A typical day in the life of a TechOps team involves resolving issues, performing root cause analysis, carrying out maintenance activities, and updating knowledge bases to maintain a good customer experience. Generative AI can greatly aid in managing these aspects of TechOps.
Event Management
Generative AI can monitor systems and analyze system performance data patterns to predict potential issues before they lead to outages or service degradation. When incidents do occur, generative AI can rapidly generate preliminary documentation detailing the incident, impacted systems, potential root causes, and troubleshooting steps. This enables engineers to quickly understand new incidents and accelerate their response efforts. Generative AI can also produce summary reports of past incidents, helping teams identify recurring problems and areas for preventative measures.
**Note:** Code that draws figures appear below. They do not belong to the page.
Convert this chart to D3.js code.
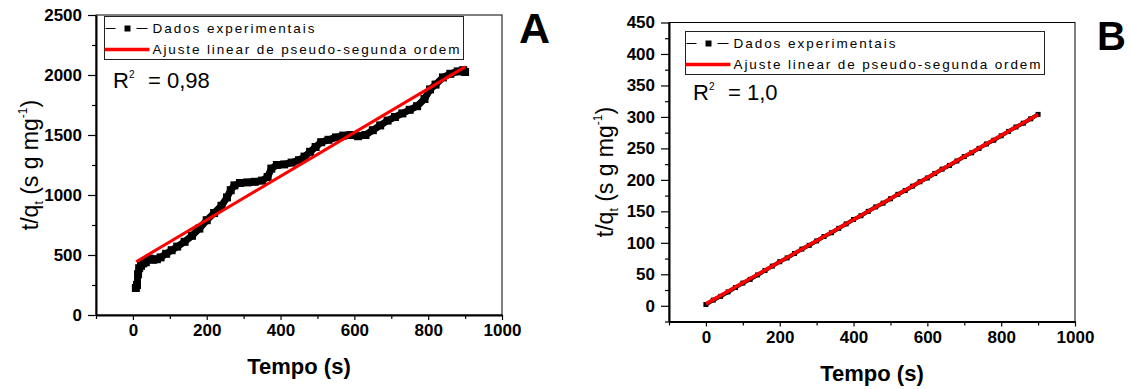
<!DOCTYPE html>
<html>
<head>
<meta charset="utf-8">
<script src="https://cdn.jsdelivr.net/npm/d3@7"></script>
<style>
  body { margin: 0; background: #fff; }
  svg { font-family: "Liberation Sans", Arial, sans-serif; }
</style>
</head>
<body>
<div id="main"></div>
<script>

var timeA = [8, 11, 14, 17, 22, 28, 35, 45, 55, 65, 75, 90, 105, 120, 140, 160, 180, 200,
             220, 240, 255, 265, 275, 290, 310, 330, 350, 365, 375, 390, 410, 430, 450, 465,
             480, 495, 510, 530, 550, 570, 590, 610, 630, 650, 670, 690, 710, 730, 750, 770,
             790, 805, 820, 840, 860, 880, 895, 900];
var qA = [225, 250, 340, 390, 410, 430, 440, 470, 460, 465, 480, 510, 540, 570, 610, 660, 720, 790,
          850, 910, 980, 1040, 1080, 1100, 1105, 1110, 1120, 1150, 1220, 1250, 1255, 1270, 1290, 1320,
          1360, 1400, 1440, 1460, 1480, 1495, 1500, 1490, 1500, 1540, 1580, 1620, 1650, 1680, 1710, 1740,
          1800, 1880, 1920, 1980, 2010, 2030, 2040, 2025];
// Panel A - fitted line end points
var fitTimeA = [9, 900];
var fitA = [444, 2068];

// Panel B - experimental values
var timeB = [0, 20, 40, 60, 80, 100, 120, 140, 160, 180, 200, 220, 240, 260, 280, 300, 320, 340,
             360, 380, 400, 420, 440, 460, 480, 500, 520, 540, 560, 580, 600, 620, 640, 660, 680,
             700, 720, 740, 760, 780, 800, 820, 840, 860, 880, 900];
var qB = [2, 9, 15, 22, 29, 36, 42, 49, 56, 63, 70, 76, 83, 90, 96, 103, 110, 116,
          123, 130, 137, 143, 150, 157, 163, 170, 177, 183, 190, 197, 203, 210, 217, 223, 230,
          237, 243, 250, 257, 263, 270, 277, 284, 290, 297, 304];
var fitTimeB = [0, 900];
var fitB = [3, 304];

// tick labels
var xTicks = [0, 200, 400, 600, 800, 1000];
var xMinor = [-100, 100, 300, 500, 700, 900];
var yTicksA = [0, 500, 1000, 1500, 2000, 2500];
var yMinorA = [250, 750, 1250, 1750, 2250];
var yTicksB = [0, 50, 100, 150, 200, 250, 300, 350, 400, 450];
var yMinorB = [-25, 25, 75, 125, 175, 225, 275, 325, 375, 425];

var legendText = ["Dados experimentais", "Ajuste linear de pseudo-segunda ordem"];

var w = 1131, h = 389;

var svg = d3.select("#main").append("svg")
    .attr("width", w)
    .attr("height", h);

function zip(a, b) {
  return a.map(function(d, i) { return [d, b[i]]; });
}

function panel(o) {
  var x = d3.scaleLinear().domain([-100, 1000]).range([o.x0, o.x1]);
  var y = d3.scaleLinear().domain(o.yDom).range([o.y1, o.y0]);
  var g = svg.append("g");

  // frame
  g.append("rect")
      .attr("x", o.x0).attr("y", o.y0)
      .attr("width", o.x1 - o.x0).attr("height", o.y1 - o.y0)
      .attr("fill", "none").attr("stroke", "#000").attr("stroke-width", 1);

  // minor ticks
  g.append("g").attr("transform", "translate(" + o.x0 + ",0)")
      .call(d3.axisLeft(y).tickValues(o.yMinor).tickSize(4).tickFormat(""))
      .select(".domain").remove();
  g.append("g").attr("transform", "translate(0," + o.y1 + ")")
      .call(d3.axisBottom(x).tickValues(xMinor).tickSize(4).tickFormat(""))
      .select(".domain").remove();

  // major ticks + labels
  var ya = g.append("g").attr("transform", "translate(" + o.x0 + ",0)")
      .call(d3.axisLeft(y).tickValues(o.yTicks).tickSize(8).tickSizeOuter(0)
            .tickPadding(6).tickFormat(d3.format("d")));
  var xa = g.append("g").attr("transform", "translate(0," + o.y1 + ")")
      .call(d3.axisBottom(x).tickValues(xTicks).tickSize(5).tickSizeOuter(0)
            .tickPadding(4).tickFormat(d3.format("d")));
  [ya, xa].forEach(function(a) {
    a.select(".domain").attr("stroke-width", 2);
    a.selectAll("text").attr("font-size", 17).attr("font-weight", "bold")
        .attr("font-family", "'Liberation Sans', Arial, sans-serif").attr("fill", "#000");
  });
  g.selectAll(".tick line").attr("stroke", "#000").attr("stroke-width", 1.2);

  // experimental data
  var line = d3.line().x(function(d) { return x(d[0]); }).y(function(d) { return y(d[1]); });
  var pts = zip(o.t, o.q);
  g.append("path").datum(pts)
      .attr("d", line).attr("fill", "none").attr("stroke", "#000")
      .attr("stroke-width", o.lw).attr("stroke-linejoin", "round");
  g.selectAll("rect.pt").data(pts).enter().append("rect")
      .attr("class", "pt")
      .attr("x", function(d) { return x(d[0]) - o.ms / 2; })
      .attr("y", function(d) { return y(d[1]) - o.ms / 2; })
      .attr("width", o.ms).attr("height", o.ms).attr("fill", "#000");

  // fit
  g.append("path").datum(zip(o.ft, o.fq))
      .attr("d", line).attr("fill", "none").attr("stroke", "#ff0000")
      .attr("stroke-width", o.fw);

  // legend
  var lg = g.append("g").attr("transform", "translate(" + o.lx + "," + o.ly + ")");
  lg.append("rect").attr("x", 0).attr("y", 0).attr("width", 359).attr("height", 43)
      .attr("fill", "#fff").attr("stroke", "#222").attr("stroke-width", 1);
  lg.append("line").attr("x1", 1).attr("x2", 11).attr("y1", 12).attr("y2", 12)
      .attr("stroke", "#000").attr("stroke-width", 1);
  lg.append("line").attr("x1", 32).attr("x2", 43).attr("y1", 12).attr("y2", 12)
      .attr("stroke", "#000").attr("stroke-width", 1);
  lg.append("rect").attr("x", 20).attr("y", 9).attr("width", 6).attr("height", 6).attr("fill", "#000");
  lg.append("line").attr("x1", 0).attr("x2", 45).attr("y1", 33).attr("y2", 33)
      .attr("stroke", "#ff0000").attr("stroke-width", 3.5);
  lg.selectAll("text.lt").data(legendText).enter().append("text")
      .attr("class", "lt")
      .attr("x", 48)
      .attr("y", function(d, i) { return 16.5 + i * 21; })
      .attr("font-size", 13.5)
      .attr("textLength", function(d, i) { return i === 0 ? 162 : 307; })
      .attr("lengthAdjust", "spacing")
      .text(function(d) { return d; });

  // R^2
  var r2 = g.append("text").attr("x", o.rx).attr("y", o.ry).attr("font-size", 22);
  r2.append("tspan").text("R");
  r2.append("tspan").attr("font-size", 10).attr("dy", -10).text("2");
  r2.append("tspan").attr("x", o.rx + 35).attr("dy", 10).text("= " + o.r2);

  // axis titles
  g.append("text")
      .attr("x", (o.x0 + o.x1) / 2).attr("y", o.y1 + 59)
      .attr("text-anchor", "middle").attr("font-size", 22).attr("font-weight", "bold")
      .text("Tempo (s)");
  var yl = g.append("text")
      .attr("transform", "translate(" + o.yl + "," + ((o.y0 + o.y1) / 2) + ") rotate(-90)")
      .attr("text-anchor", "middle").attr("font-size", 23);
  yl.append("tspan").text("t/q");
  yl.append("tspan").attr("font-size", 12).attr("dy", 5).text("t");
  yl.append("tspan").attr("dy", -5).text(" (s g mg");
  yl.append("tspan").attr("font-size", 12).attr("dy", -11).text("-1");
  yl.append("tspan").attr("dy", 11).text(")");

  // panel letter
  g.append("text").attr("x", o.px).attr("y", o.py)
      .attr("font-size", o.ps).attr("font-weight", "bold").text(o.letter);
}

panel({
  x0: 96, x1: 502, y0: 15, y1: 315, yDom: [0, 2500],
  yTicks: yTicksA, yMinor: yMinorA,
  t: timeA, q: qA, ft: fitTimeA, fq: fitA,
  lw: 7, ms: 8, fw: 3,
  lx: 104.5, ly: 16.5, rx: 113, ry: 88, r2: "0,98",
  yl: 38, letter: "A", px: 519, py: 43, ps: 43
});

panel({
  x0: 669, x1: 1075, y0: 22.5, y1: 321.5, yDom: [-25, 450],
  yTicks: yTicksB, yMinor: yMinorB,
  t: timeB, q: qB, ft: fitTimeB, fq: fitB,
  lw: 4, ms: 5, fw: 3.5,
  lx: 685.5, ly: 31.5, rx: 693, ry: 100, r2: "1,0",
  yl: 613, letter: "B", px: 1097, py: 50, ps: 40
});

</script>
</body>
</html>
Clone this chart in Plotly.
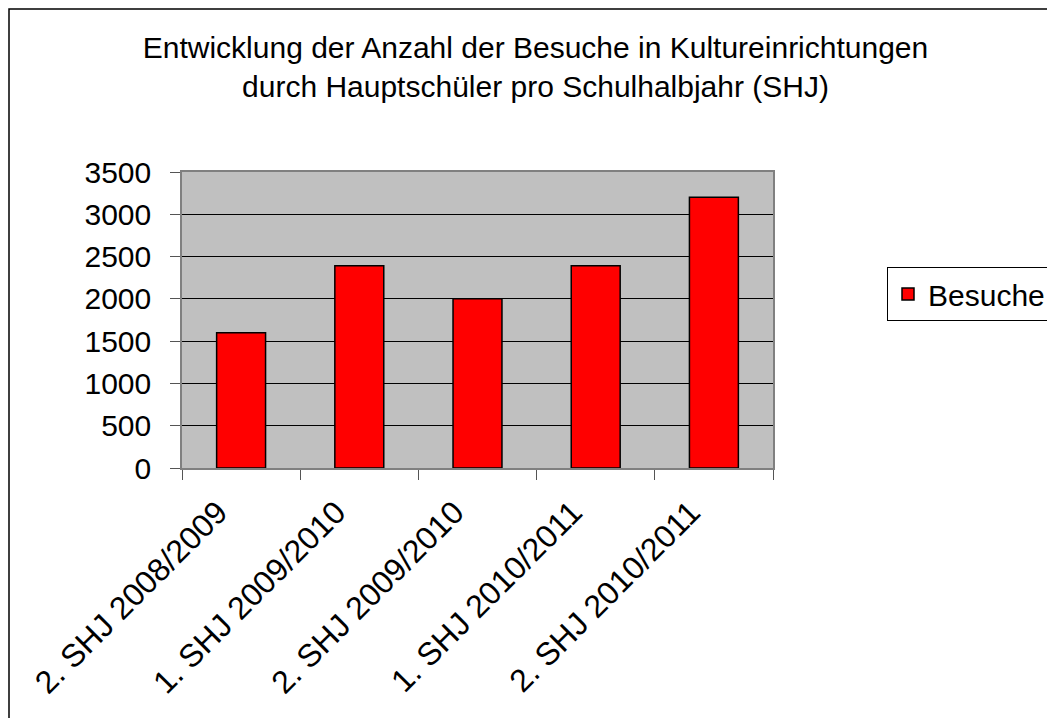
import plotly.graph_objects as go

categories = ["2. SHJ 2008/2009", "1. SHJ 2009/2010", "2. SHJ 2009/2010",
              "1. SHJ 2010/2011", "2. SHJ 2010/2011"]
besuche = [1600, 2390, 2000, 2390, 3200]
series_name = "Besuche"
title_lines = ["Entwicklung der Anzahl der Besuche in Kultureinrichtungen",
               "durch Hauptschüler pro Schulhalbjahr (SHJ)"]
y_ticks = [0, 500, 1000, 1500, 2000, 2500, 3000, 3500]

FONT = "Liberation Sans, Arial, sans-serif"
W, H = 1055, 718
OFF = 8  # page body margin
L, R, T, B = 182 - OFF, 773 - OFF, 172 - OFF, 468 - OFF

fig = go.Figure()
fig.add_trace(go.Bar(
    x=categories, y=besuche, name=series_name,
    marker=dict(color="#FF0000", line=dict(color="#000000", width=1.5)),
    showlegend=True,
))

def px_x(p):
    return (p - OFF - L) / (R - L)

def px_y(p):
    return (B - (p - OFF)) / (B - T)

fig.update_layout(
    width=W, height=H,
    margin=dict(l=L, r=W - R, t=T, b=H - B, autoexpand=False),
    paper_bgcolor="white",
    plot_bgcolor="#C0C0C0",
    font=dict(family=FONT, color="black", size=30),
    title=dict(
        text="<br>".join(title_lines),
        x=(535.5 - OFF) / W, xanchor="center", xref="container",
        y=1 - 50 / H, yanchor="middle", yref="container",
        font=dict(size=30, family=FONT, color="black"),
    ),
    bargap=0.586,
    showlegend=True,
    legend=dict(
        x=px_x(887), xanchor="left",
        y=px_y(294), yanchor="middle",
        bordercolor="black", borderwidth=1,
        bgcolor="white",
        font=dict(size=30, family=FONT, color="black"),
    ),
    xaxis=dict(
        type="category",
        tickson="boundaries",
        ticks="outside", ticklen=10, tickcolor="#555555", tickwidth=1,
        tickangle=-45,
        ticklabelshift=-23,
        ticklabelstandoff=11,
        showline=True, mirror=True, linecolor="#808080", linewidth=1.5,
        showgrid=False,
        tickfont=dict(size=32, family=FONT),
    ),
    yaxis=dict(
        range=[0, 3500],
        tickvals=y_ticks,
        ticks="outside", ticklen=10, tickcolor="#555555", tickwidth=1,
        ticklabelstandoff=13,
        showline=True, mirror=True, linecolor="#808080", linewidth=1.5,
        showgrid=True, gridcolor="#000000", gridwidth=1,
        zeroline=False,
        tickfont=dict(size=30, family=FONT),
    ),
    shapes=[dict(
        type="rect", xref="paper", yref="paper",
        x0=px_x(9), x1=px_x(1075), y0=px_y(9), y1=px_y(740),
        line=dict(color="black", width=1.5), fillcolor="rgba(0,0,0,0)",
        layer="below",
    )],
)

fig.write_html("out.html")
Furthermore, it can help standardize the formatting of inbound maintenance notifications from various service providers, thus speeding up impact assessment. Generative AI can also generate outbound cases to service providers if it detects an anomaly. By automating documentation and prediction tasks, generative AI frees up infrastructure teams to focus more on resolving critical issues and less on repetitive work, improving overall system reliability.
Knowledge Base Management
Generative AI can help engineers automate the creation of operational documents, such as standard operating procedures (SOPs), and documentation for tasks like server hardening, security policies, and operating system patching. Utilizing natural language models trained on large datasets of existing SOPs and similar content, generative AI systems can understand the common structure and language used in these types of documents. Engineers can then provide high-level requirements or parameters for a new procedure, and generative AI can automatically generate a draft document formatted with the appropriate sections, level of detail, and terminology. This results in engineers spending less time on documentation and more time on other tasks.
Automation
Generative AI can help engineers automate tasks that would otherwise require manual intervention. One area where this is useful is generating code for automation processes. By training AI models on extensive datasets of code examples for tasks like file operations and system configuration, generative models can learn patterns and syntax. Engineers can then provide high-level descriptions of what they need automated. The AI model then produces the code to accomplish the task automatically. This saves considerable time in writing and testing scripts for routine jobs and allows engineers to focus on more creative and challenging aspects of their work. As generative AI techniques advance, the potential for more complex engineering automation will grow.
Customer Experience
Generative AI can analyze large volumes of customer service data, like call logs and support tickets, and identify patterns in issues customers report. This insight helps operations teams proactively address common problems before they impact customers significantly. Generative AI assistants can also automate routine service tasks, while human agents focus on complex inquiries. With AI assistance, infrastructure services can be restored more quickly when outages occur. This helps make sure operations are more efficient and transparent, directly enhancing the experience for the customers that infrastructure teams aim to support. Amazon Q Business offers a conversational experience with generative prompts and tasks that can act as a front-line support engineer answering customer’s questions and resolving known issues.
Staff Productivity
TechOps teams often struggle to maintain staff productivity overnight, when support request volumes decline. A generative AI assistant can boost staff productivity during these times and streamline the shift-handover process. The assistant, trained on past support conversations, can understand and address a large proportion of routine queries independently. It can communicate with customers on messaging platforms, providing immediate assistance. Simple requests the assistant can address free up the team to focus on complex issues requiring human expertise. The AI system can escalate any unresolved queries to on-call staff. Generative AI-powered contact center solutions can also improve the agent’s ability to engage with customers more precisely, which can increase resolution times and productivity.
Reporting
Generative AI can help infrastructure operations teams streamline their reporting processes. By using ML algorithms trained on past report examples, a generative AI system can automatically produce draft reports based on incoming data from monitoring systems and other operational tools. This can save teams a lot of time spent compiling information into standardized report formats. The AI-generated reports could include summary data visualizations, descriptive analyses, and recommendations tailored to each recipient. Having an initial automatically generated version will help engineers spend more time on problem solving and strategic planning.
Conclusion
Integrating generative AI into TechOps represents a paradigm shift in managing and optimizing IT infrastructure and services. Using AWS generative AI solutions, such as Amazon Bedrock, Amazon Q Developer, and Amazon Q Business, can greatly improve productivity, response times, and overall customer experience. Generative AI’s predictive capabilities, automated documentation, and ability to generate actionable insights make it an invaluable tool for modern TechOps teams.